In an increasingly digital economy, the basic qualifications for getting a job are shifting as more roles require technological skills. In fact, research by the McKinsey Global Institute finds that by 2030, the time spent using advanced technological skills at work will increase by 50 percent in the United States and by 41 percent in Europe, and time spent using even basic digital skills will rise by 69 percent in the United States and by 65 percent in Europe.
How can the private sector make sure that the workforce has the skills to meet the new demands of the future of work? McKinsey spoke with Jacquelline Fuller, president of Google.org, to understand better how tech companies view this skills gap and how Google is utilizing online learning while also ensuring that its training is reaching those who need it most.
McKinsey: How do tech companies ensure their workforce has the right skills?
Jacquelline Fuller: The technology sector is on the cutting edge of this, because when you come out of school with a computer-science degree, you know maybe a few languages, but you’re guaranteed that those languages are going to change and the approaches are going to change. So, these are some things that tech companies are familiar with: lifelong learning, reskilling. It’s something that’s just part and parcel of our daily work. McKinsey’s been one of the leaders in helping us all understand that maybe as much as a third of us—one in three of us—are going to have to do something different, because the job that we’re doing or role that we’re doing, the skills are going to change so much by 2030.
McKinsey: How is Google.org helping more people from all backgrounds participate in an increasingly digital economy?
Jacquelline Fuller: What we learned from our own business is that we were having a really hard time filling our tech-stop1 roles. Almost every business that relies on technology to keep the servers humming, to keep our computers working, needs a tech stop—a place where you can go and say, “Help me with my computer.”
If you look across the economy, there are around 150,000 unfilled roles. This is not just a Google problem. And the thing about the tech industry is, we can overemphasize the role of a four-year computer-science degree and ignore some of the other roles that open up in a digital economy. This role in particular—IT support professional—is one where nearly anyone can do this job and go from zero skills to fully accredited in eight to 12 months.
To address this gap, we took our training and put it online, through Coursera, and we’re providing about 10,000 scholarships for folks to participate. And we got employers at the back end to say, “We will take a very close look at folks coming out of this credentialing program, to hire.” And in fact, Google has already had its first hire coming out of this program.

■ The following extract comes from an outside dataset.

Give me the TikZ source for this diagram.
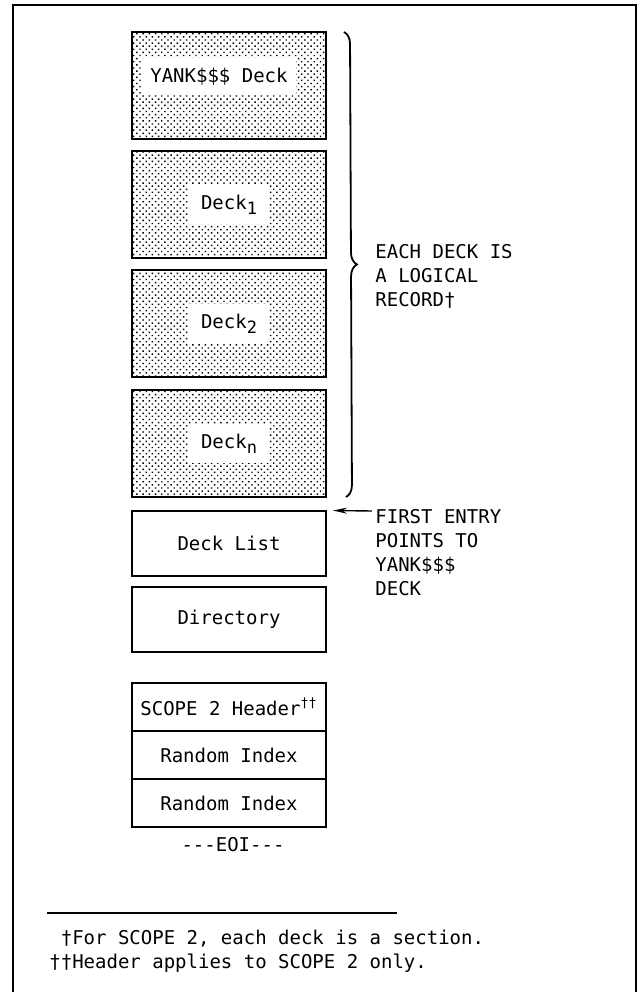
\documentclass[tikz,border=0pt]{standalone}
\usepackage{fontspec}
\usetikzlibrary{positioning,patterns.meta,decorations.pathreplacing,arrows.meta}
\newfontfamily\decktt{DejaVu Sans Mono}
\newcommand{\decksub}[1]{\raisebox{-2.6pt}{\fontsize{8.5}{10}\selectfont #1}}

\begin{document}
\begin{tikzpicture}[x=0.5pt, y=-0.5pt, >={Stealth[length=7pt, width=3pt]},
    every node/.style={font=\decktt\fontsize{9.5}{12}\selectfont},
    deckbox/.style={draw, line width=1pt, outer sep=0pt, minimum width=97pt, minimum height=53.5pt,
        pattern={Dots[distance=2.2pt, radius=0.5pt, angle=45]}, pattern color=black},
    decklabel/.style={fill=white, inner xsep=6pt, inner ysep=5pt},
    listbox/.style={draw, line width=1pt, outer sep=0pt, minimum width=97pt, minimum height=32.5pt},
    cellbox/.style={draw, line width=1pt, outer sep=0pt, inner sep=0pt, minimum width=97pt, minimum height=24pt},
    note/.style={align=left, anchor=west, inner sep=0pt}]

    % ==========================================
    % VARIABLE DEFINITIONS (pixel grid, y downwards)
    % ==========================================
    \pgfmathsetmacro{\Xbox}{229}     % centre line of the box column
    \pgfmathsetmacro{\Xnote}{375}    % left edge of the side notes
    \pgfmathsetmacro{\Xbrace}{344}   % x of the brace
    \pgfmathsetmacro{\Ytop}{32}      % top of first deck
    \pgfmathsetmacro{\Ybot}{497}     % bottom of last deck
    % ==========================================

    \useasboundingbox (0,0) rectangle (640,992);

    % Outer frame (open at the bottom)
    \draw[line width=1pt] (13,992) -- (13,5) -- (636,5) -- (636,992);

    % Decks (shaded logical records)
    \node[deckbox] (yank)    at (\Xbox, 85.5)  {};
    \node[deckbox] (deckone) at (\Xbox, 204.5) {};
    \node[deckbox] (decktwo) at (\Xbox, 323.5) {};
    \node[deckbox] (deckn)   at (\Xbox, 443.5) {};

    \node[decklabel, inner xsep=4pt] (yanklabel) at ([xshift=-5pt, yshift=4.5pt]yank.center) {YANK\$\$\$ Deck};
    \node[decklabel] (deckonelabel) at (deckone) {Deck\decksub{1}};
    \node[decklabel] (decktwolabel) at (decktwo) {Deck\decksub{2}};
    \node[decklabel] (decknlabel)   at (deckn)   {Deck\decksub{n}};

    % Deck list and directory
    \node[listbox] (decklist)  at (\Xbox, 543)   {Deck List};
    \node[listbox] (directory) at (\Xbox, 619.5) {Directory};

    % SCOPE 2 header and random indexes
    \node[cellbox] (header) at (\Xbox, 707) {SCOPE 2 Header\textsuperscript{††}};
    \node[cellbox, below=0pt of header]   (indexone) {Random Index};
    \node[cellbox, below=0pt of indexone] (indextwo) {Random Index};
    \node (eoi) at (233, 845) {-\kern0pt-\kern0pt-EOI-\kern0pt-\kern0pt-};

    % Brace over the decks
    \coordinate (bracetop) at (\Xbrace, \Ytop);
    \coordinate (bracebot) at (\Xbrace+2, \Ybot);
    \draw[decorate, decoration={brace, amplitude=6pt}, line width=0.9pt] (bracetop) -- (bracebot);
    \node[note] (recnote) at (\Xnote, 276) {EACH DECK IS\\A LOGICAL\\RECORD†};

    % Pointer to the deck list
    \node[note] (entrynote) at (\Xnote, 553) {FIRST ENTRY\\POINTS TO\\YANK\$\$\$\\DECK};
    \coordinate (arrowtail) at (372, 511);
    \draw[->, line width=0.7pt] (arrowtail) -- ([xshift=3.5pt]decklist.north east);

    % Footnotes
    \coordinate (ruleleft) at (47, 913);
    \coordinate (ruleright) at (397, 913);
    \draw[line width=1pt] (ruleleft) -- (ruleright);
    \node[note] (footnotes) at (49, 951.5) {\phantom{†}†For SCOPE 2, each deck is a section.\\††Header applies to SCOPE 2 only.};

\end{tikzpicture}
\end{document}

One of the things that we really want to see is having more women and other underrepresented groups come to the table and join us—and join the tech industry—as creators of technology, as creators of our tech solutions, our platforms, and our features. We don’t need everyone to be a coder. What we do need is to make sure that everyone who would enjoy it as a career and who’d be excellent at it has the opportunity to participate.
In the area of job skills, we’re particularly looking at people who are currently in the workforce and who are, right now, struggling either to find a job or to “up-level” their job, to improve their job situation. For example, we’re partnering with Goodwill. They facilitate one in every 200 job entries in the US each year. And they work with the most disadvantaged populations, really our most vulnerable citizens. They’re deeply, deeply embedded in communities. Google can come alongside them and help augment their digital-skills training and say, “Let’s ensure that everyone who’s going through Goodwill training who wants to have access to better digital skills [gets it]—that we can help reach more people and help raise the caliber of that training.”
McKinsey: Is online learning the solution to the skills gap?
Jacquelline Fuller: What’s interesting about online learning is, people get very excited about online learning and think, “Well, that’s a solution. We’ll just do digital skills training, and we’ll just make these courses available for free.” But if you look at completion rates for most online learning, the completion rates are fairly low, and they’re actually lowest for the people who need it the most.
One of the things we know that’s effective for people who come from disadvantaged communities and underresourced communities is having a coach. We’re now looking at how to take the evidence base of having coaches—and mentors and encouragers—and thinking about using something like AI [artificial intelligence] to develop chat bots, or more automated ways to augment human coaches and encouragers, to help. For example, sending the text message at the right time saying, “Hey, we notice you haven’t done the homework for this class.”
One of the “moon shot” areas is thinking about how we can harness AI to help us have more thoughtful, automated, and scalable approaches that help the most disadvantaged take advantage of these courses.